Distributed Adaptive Accelerated Nash Equilibrium Seeking for Noncooperative Games: A Differentially Private Method.

Abstract

This article is concerned with a distributed algorithm for seeking the Nash equilibrium in noncooperative games with partial-decision information, which simultaneously addresses the protection of individual privacy and ensures fast algorithmic convergence. First, a differential privacy mechanism is used in the fully distributed consensus-based projected pseudo-gradient algorithm to obfuscate shared messages over the communication network and quantify the algorithm's privacy level. To achieve fast convergence, a novel relaxed inertial method is designed, consisting of two steps with independently designed parameters: 1) a relaxation step and 2) an inertia step.
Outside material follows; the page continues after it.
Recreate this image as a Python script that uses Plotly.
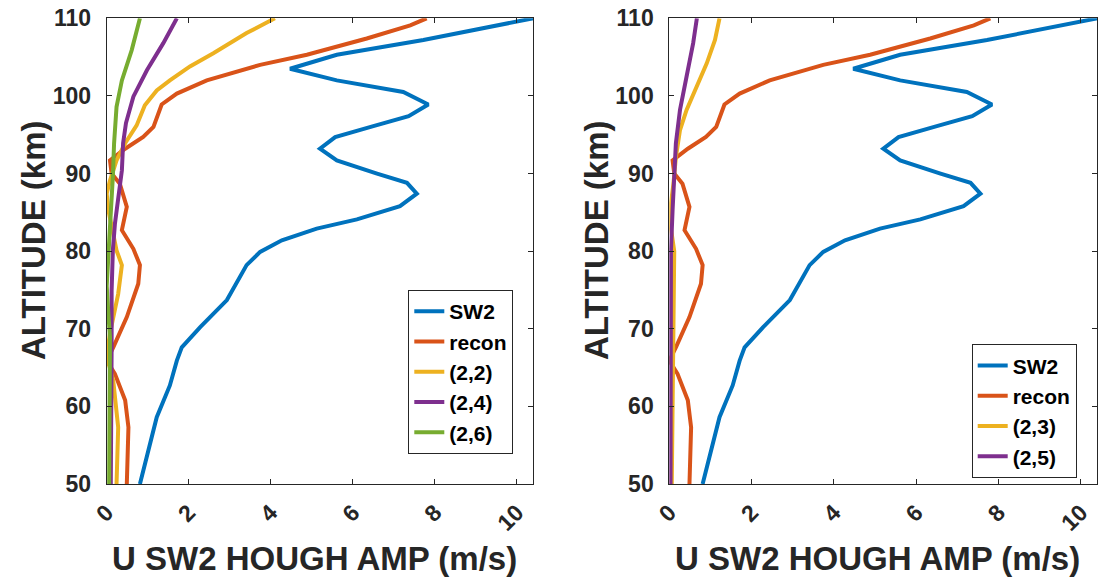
import plotly.graph_objects as go

# ---------------- data ----------------
sw2_alt = [110, 107.2, 105.3, 103.5, 102.0, 100.5, 98.9, 97.4, 96.1, 94.7, 93.2, 91.7, 90.0, 88.8,
           87.4, 85.8, 84.1, 82.9, 81.4, 79.9, 78.2, 73.7, 70.2, 67.6, 65.9, 62.7, 58.6, 50]
sw2_amp = [10.4, 7.72, 5.61, 4.47, 5.61, 7.23, 7.84, 7.36, 6.5, 5.57, 5.2, 5.61, 6.59, 7.32,
           7.56, 7.15, 6.1, 5.12, 4.27, 3.74, 3.41, 2.93, 2.28, 1.83, 1.71, 1.54, 1.22, 0.81]

recon_alt = [110, 109.1, 107.4, 105.3, 104.0, 102.0, 100.3, 98.9, 96.0, 94.7, 93.2, 91.7, 90.0, 88.7,
             85.7, 82.7, 80.3, 78.2, 75.8, 71.5, 67.6, 65.9, 64.2, 60.8, 57.3, 50]
recon_amp = [7.8, 7.4, 6.34, 4.88, 3.74, 2.44, 1.71, 1.34, 1.14, 0.89, 0.45, 0.08, 0.12, 0.32,
             0.49, 0.37, 0.65, 0.81, 0.77, 0.49, 0.16, 0.0, 0.2, 0.45, 0.53, 0.49]

m22_alt = [110, 108.1, 105.5, 103.8, 102.0, 100.7, 98.8, 96.2, 93.9, 91.7, 89.1, 87.4, 85.3, 81.8,
           80.1, 78.2, 74.5, 69.4, 66.5, 63.3, 57.3, 50]
m22_amp = [4.1, 3.41, 2.6, 2.03, 1.54, 1.22, 0.93, 0.73, 0.45, 0.24, 0.08, 0.0, 0.04, 0.16,
           0.24, 0.37, 0.28, 0.08, 0.0, 0.16, 0.28, 0.24]

m24_alt = [110, 106.8, 103.3, 99.9, 96.5, 93.9, 90.4, 87.0, 83.5, 80.1, 74.9, 67.6, 50]
m24_amp = [1.71, 1.38, 0.98, 0.65, 0.47, 0.40, 0.37, 0.28, 0.20, 0.15, 0.12, 0.12, 0.10]

m26_alt = [110, 105.9, 102.0, 98.6, 93.9, 89.6, 83.1, 79.0, 75.5, 72.0, 68.9, 50]
m26_amp = [0.81, 0.61, 0.37, 0.24, 0.18, 0.15, 0.08, 0.04, 0.0, 0.04, 0.08, 0.06]

m23_alt = [110, 107.2, 104.2, 101.2, 98.2, 95.6, 92.1, 88.7, 84.4, 80.0, 70.0, 60.0, 50]
m23_amp = [1.22, 1.11, 0.91, 0.67, 0.42, 0.26, 0.16, 0.10, 0.0, 0.12, 0.10, 0.08, 0.06]

m25_alt = [110, 106.8, 102.5, 98.2, 93.9, 89.6, 85.3, 80.1, 65.0, 50]
m25_amp = [0.67, 0.58, 0.42, 0.26, 0.16, 0.11, 0.08, 0.04, 0.03, 0.03]

left_series = [("SW2", sw2_amp, sw2_alt), ("recon", recon_amp, recon_alt),
               ("(2,2)", m22_amp, m22_alt), ("(2,4)", m24_amp, m24_alt), ("(2,6)", m26_amp, m26_alt)]
right_series = [("SW2", sw2_amp, sw2_alt), ("recon", recon_amp, recon_alt),
                ("(2,3)", m23_amp, m23_alt), ("(2,5)", m25_amp, m25_alt)]

colors = ["#0072BD", "#D95319", "#EDB120", "#7E2F8E", "#77AC30"]

x_ticks = [0, 2, 4, 6, 8, 10]
y_ticks = [50, 60, 70, 80, 90, 100, 110]
x_title = "U SW2 HOUGH AMP (m/s)"
y_title = "ALTITUDE (km)"

# ---------------- figure ----------------
W, H = 1099, 579
FONT = "Liberation Sans, Arial, sans-serif"
DARK = "#262626"
LW = 4

fig = go.Figure()
for i, (name, amp, alt) in enumerate(left_series):
    fig.add_trace(go.Scatter(x=amp, y=alt, mode="lines", name=name,
                             line=dict(color=colors[i], width=LW),
                             xaxis="x", yaxis="y", legend="legend"))
for i, (name, amp, alt) in enumerate(right_series):
    fig.add_trace(go.Scatter(x=amp, y=alt, mode="lines", name=name,
                             line=dict(color=colors[i], width=LW),
                             xaxis="x2", yaxis="y2", legend="legend2"))

def px_x(p):
    return p / W

def px_y(p):
    return 1 - p / H

axis_common = dict(showgrid=False, zeroline=False, showline=True, mirror="ticks",
                   linecolor=DARK, linewidth=1, ticks="inside", ticklen=5, tickwidth=1,
                   tickcolor=DARK, automargin=False,
                   tickfont=dict(family=FONT, size=23, color=DARK, weight="bold"))

xd1 = [px_x(106.7), px_x(533.3)]
xd2 = [px_x(669.3), px_x(1097.3)]
yd = [px_y(484), px_y(18.3)]

xaxis_cfg = dict(axis_common, range=[0, 10.4], tickvals=x_ticks, tickangle=-45,
                 ticklabelstandoff=5)
yaxis_cfg = dict(axis_common, range=[50, 110], tickvals=y_ticks, ticklabelstandoff=10)

legend_common = dict(bgcolor="white", bordercolor=DARK, borderwidth=1,
                     font=dict(family=FONT, size=21, color="black", weight="bold"),
                     xanchor="left", yanchor="top", xref="paper", yref="paper",
                     itemwidth=30)

fig.update_layout(
    width=W, height=H,
    margin=dict(l=0, r=0, t=0, b=0, autoexpand=False),
    paper_bgcolor="white", plot_bgcolor="white",
    xaxis=dict(xaxis_cfg, domain=xd1, anchor="y"),
    yaxis=dict(yaxis_cfg, domain=yd, anchor="x"),
    xaxis2=dict(xaxis_cfg, domain=xd2, anchor="y2"),
    yaxis2=dict(yaxis_cfg, domain=yd, anchor="x2"),
    legend=dict(legend_common, x=px_x(408.3), y=px_y(290)),
    legend2=dict(legend_common, x=px_x(971.7), y=px_y(344.3)),
    showlegend=True,
)

title_font = dict(family=FONT, size=33, color=DARK, weight="bold")
ann = []
for cx in (314.2, 877.0):
    ann.append(dict(text=x_title, x=px_x(cx), y=px_y(558), xref="paper", yref="paper",
                    xanchor="center", yanchor="middle", showarrow=False, font=title_font))
for cx in (34.0, 597.0):
    ann.append(dict(text=y_title, x=px_x(cx), y=px_y(240), xref="paper", yref="paper",
                    xanchor="center", yanchor="middle", showarrow=False, font=title_font,
                    textangle=-90))
fig.update_layout(annotations=ann)

fig.write_html("out.html", config={"displayModeBar": False},
               post_script="document.body.style.margin='0px';document.body.style.overflow='hidden';")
The adaptive inertia coefficient in the inertia step is designed based on the iteration error of the players' estimated decisions and a decaying sequence, with the only requirement being the non-negativity of its internal parameters. Compared to existing approaches, our algorithm exhibits high flexibility in parameter selection. Furthermore, we analyze the algorithm's convergence and differential privacy under both linearly decaying and fixed stepsizes within a unified framework, providing sufficient conditions that are independent of the number of players. Finally, numerical simulations validate the algorithm's potential, demonstrating significant improvements in convergence rate, accuracy, and privacy level.